Odious Devotion est un nom qui ne vous évoque (encore) rien ? Ce n'est pas étonnant puisque le groupe signe avec cette offrande éponyme son acte de naissance. Mais est-ce vraiment un groupe ? De fait, on imagine plutôt, caché derrière ces deux mots, une âme solitaire, hère misanthrope reclus dans sa cave éclairée à la chandelle. Pour le savoir, encore faudrait-il que des informations, même parcellaires, circulent sur le projet. Or il n'en est rien. Ni photo ni le moindre nom de musicien. Ce qui n'est pas nouveau et participe d'une volonté d'entretenir un mystère en gommant les identités. Comme avalées par un épais rideau de fumée, les individualités sont ainsi effacées au profit d'un tout énigmatique qui pourrait être l'œuvre du Grand bouc lui-même.
Que Odious Devotion soit finlandais, seul renseignement à avoir filtré, pourrait toutefois fournir un indice précieux quant à la teneur d'un black metal qu'on devine peut-être cryptique et malsain mais assurément mélodique, à la manière de nombreuses hordes noires dont la hampe mouille dans l'eau du pays des milles lacs. S'il y a un peu de tout cela dans cette entité opaque (nous y reviendrons), l'art noir ici sculpté ne braconne ni sur les terres menstruelles d'un Anal Blasphemy ni sur celles païennes et atmosphériques d'un Wyrd par exemple. Il arpente des boyaux ténébreux chargés d'émanations mortifères mais cultive tout du long une troublante ambivalence qui le rend insaisissable.
Souvent torrentiel, l'opus imprime pourtant un tempo entêtant dont les vecteurs sont ces riffs rouillés aussi obsédants que grésillants, témoin ce 'Morphosis' qui dresse pendant plus de dix minutes une hampe pesante gonflée d'une semence venimeuse, multipliant les va-et-vient dans une obscurité sinistre. Soutenue par une batterie métronomique, la guitare a quelque chose d'un scalpel ferrugineux creusant dans la peau de profonds stigmates. Tentaculaires, les titres affichent pour la plupart des durées conséquentes, ce qui ne les exonère pourtant ni d'une vélocité mordante ni d'une force implacable à l'image des 'Obscure Dreamworlds' et 'Pure' dont la colonne vertébrale est à nouveau constituée par cet alliage empoisonné entre rythmique quasi martiale et griffures lancinantes.

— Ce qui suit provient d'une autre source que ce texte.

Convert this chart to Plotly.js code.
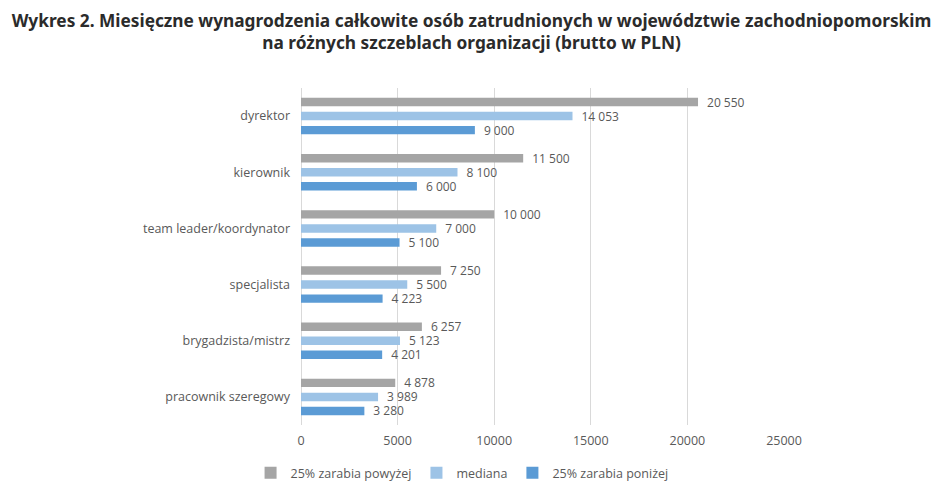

Mais, source d'atmosphères noires comme le contenu d'un encrier, ces lignes de guitares peuvent aussi faire jaillir la lumière, ce que la longue amorce de 'Repugnant' illustre. De même, les pistes ambient qui jalonnent le menu ('Stagnant'), loin d'épandre une mélancolie charbonneuse, suintent au contraire une beauté mélodique que nimbe toujours cependant un pâle voile de tristesse. Quant au chant, il fouille les ténèbres en vibrant d'une négativité lugubre.
Ni vicié et tentaculaire ni dépressif, Odious Devotion est pourtant tout cela à la fois, empruntant un dédale où une noirceur souterraine dispute le terrain à des mélodies rampantes et hypnotiques. Premier signe de mort d'une mystérieuse bestiole, l'œuvre impressionne déjà par sa maîtrise.